Any preference on which limb?

Timarzi 07 Sep 2015
In reply to Timmd:

I think I'm a bit ignorant of discrimination in this country. It seems on the whole like everything's OK, but I was taken aback when speaking to somebody who was beaten up by strangers who got out of a car to do so. As far as he can imagine, the only reason could be that he's gay, if there was any kind of reason to it. I'm not sure how they might have known this, I've never seen him in heels, perhaps he was with somebody at the time. I did find this news very shocking at the time; I hadn't really considered that this sort of thing actually goes on, not here and now.

The same person lives with his partner in a two-bedroom flat so as not to give anything away to his family.

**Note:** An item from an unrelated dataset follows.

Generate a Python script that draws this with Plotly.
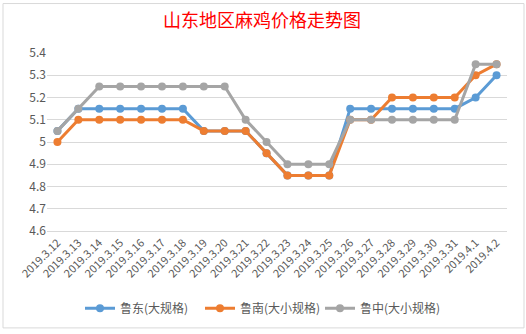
import plotly.graph_objects as go

categories = ["2019.3.12", "2019.3.13", "2019.3.14", "2019.3.15", "2019.3.16", "2019.3.17",
              "2019.3.18", "2019.3.19", "2019.3.20", "2019.3.21", "2019.3.22", "2019.3.23",
              "2019.3.24", "2019.3.25", "2019.3.26", "2019.3.27", "2019.3.28", "2019.3.29",
              "2019.3.30", "2019.3.31", "2019.4.1", "2019.4.2"]

ludong = [5.05, 5.15, 5.15, 5.15, 5.15, 5.15, 5.15, 5.05, 5.05, 5.05, 4.95, 4.85,
          4.85, 4.85, 5.15, 5.15, 5.15, 5.15, 5.15, 5.15, 5.2, 5.3]
lunan = [5.0, 5.1, 5.1, 5.1, 5.1, 5.1, 5.1, 5.05, 5.05, 5.05, 4.95, 4.85,
         4.85, 4.85, 5.1, 5.1, 5.2, 5.2, 5.2, 5.2, 5.3, 5.35]
luzhong = [5.05, 5.15, 5.25, 5.25, 5.25, 5.25, 5.25, 5.25, 5.25, 5.1, 5.0, 4.9,
           4.9, 4.9, 5.1, 5.1, 5.1, 5.1, 5.1, 5.1, 5.35, 5.35]

series_names = ["鲁东(大规格)", "鲁南(大小规格)", "鲁中(大小规格)"]
series_colors = ["#5B9BD5", "#ED7D31", "#A5A5A5"]

y_ticks = [4.6, 4.7, 4.8, 4.9, 5.0, 5.1, 5.2, 5.3, 5.4]
y_ticktext = ["4.6", "4.7", "4.8", "4.9", "5", "5.1", "5.2", "5.3", "5.4"]

FONT = "Noto Sans CJK SC"
TXT = "#595959"

fig = go.Figure()
for name, vals, col in zip(series_names, [ludong, lunan, luzhong], series_colors):
    fig.add_trace(go.Scatter(
        x=categories, y=vals, name=name, mode="lines+markers",
        line=dict(color=col, width=3),
        marker=dict(color=col, size=8, symbol="circle"),
    ))

# plot area: x 47..507, y 53..233
L, R, T, B = 47, 19, 53, 101
W, H = 526, 334
pw, ph = W - L - R, H - T - B

def px(x):
    return (x - L) / pw

def py(y):
    return (H - B - y) / ph

fig.add_shape(type="rect", xref="paper", yref="paper",
              x0=px(3), x1=px(524), y0=py(331), y1=py(3),
              line=dict(color="#D9D9D9", width=1), layer="below")

fig.update_layout(
    width=W, height=H,
    margin=dict(l=L, r=R, t=T, b=B),
    paper_bgcolor="white", plot_bgcolor="white",
    font=dict(family=FONT, color=TXT, size=11),
    title=dict(text="山东地区麻鸡价格走势图", xref="paper", x=px(262), xanchor="center",
               yref="container", y=1 - 21 / H, yanchor="middle",
               font=dict(family=FONT, size=18, color="#FF0000")),
    showlegend=True,
    legend=dict(orientation="h", x=px(260), xanchor="center", y=py(311), yanchor="middle",
                font=dict(family=FONT, size=12, color=TXT), itemwidth=30,
                entrywidth=75, entrywidthmode="pixels",
                tracegroupgap=0, bgcolor="rgba(0,0,0,0)"),
    xaxis=dict(type="category", range=[-0.5, len(categories) - 0.5],
               tickangle=-45, showgrid=False, showline=True, linecolor="#D9D9D9",
               linewidth=1, ticks="", tickfont=dict(family=FONT, size=11, color=TXT),
               fixedrange=True),
    yaxis=dict(range=[4.6, 5.4], tickvals=y_ticks, ticktext=y_ticktext,
               showgrid=True, gridcolor="#D9D9D9", gridwidth=1, zeroline=False,
               showline=False, ticks="", tickfont=dict(family=FONT, size=12, color=TXT),
               fixedrange=True),
)

fig.write_html("out.html")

I also know a woman who has Christmas abroad on account of her family won't have her.

This world can get you down if you think about it enough, can't it?
OP Timmd 10 Sep 2015
In reply to Timarzi:

The world can get you down if you think about it in a certain way.

I had a google in response to you wondering whether song things go on in the present day, there's some interesting comments in the 'comments' section...

http://www.independent.co.uk/voices/comment/holding-hands-with-another-man-...
Rigid Raider 11 Sep 2015
In reply to Timmd:
We have two same-sex couples, one male and one female, living within a few doors of us and as far as I can see they are all very contented beyong the normal grousing and bickering that you get from people in their fifties! I'm very pleased that they live happily together and would be pleased if they decided to formalise their relationships in marriage. What bothers me is indiscretion and promiscuity in a relationship, homo or hetero.
Post edited at 08:38
Donald82 11 Sep 2015
In reply to Timmd:

I actually discussed this with a few people, and views seemed to be split by age. Older people tended to see it as, I think, you do. And younger people saw it as 'de-normalising' being gay. I think this reflects a change in attitudes. More younger people see being gay as totally normal.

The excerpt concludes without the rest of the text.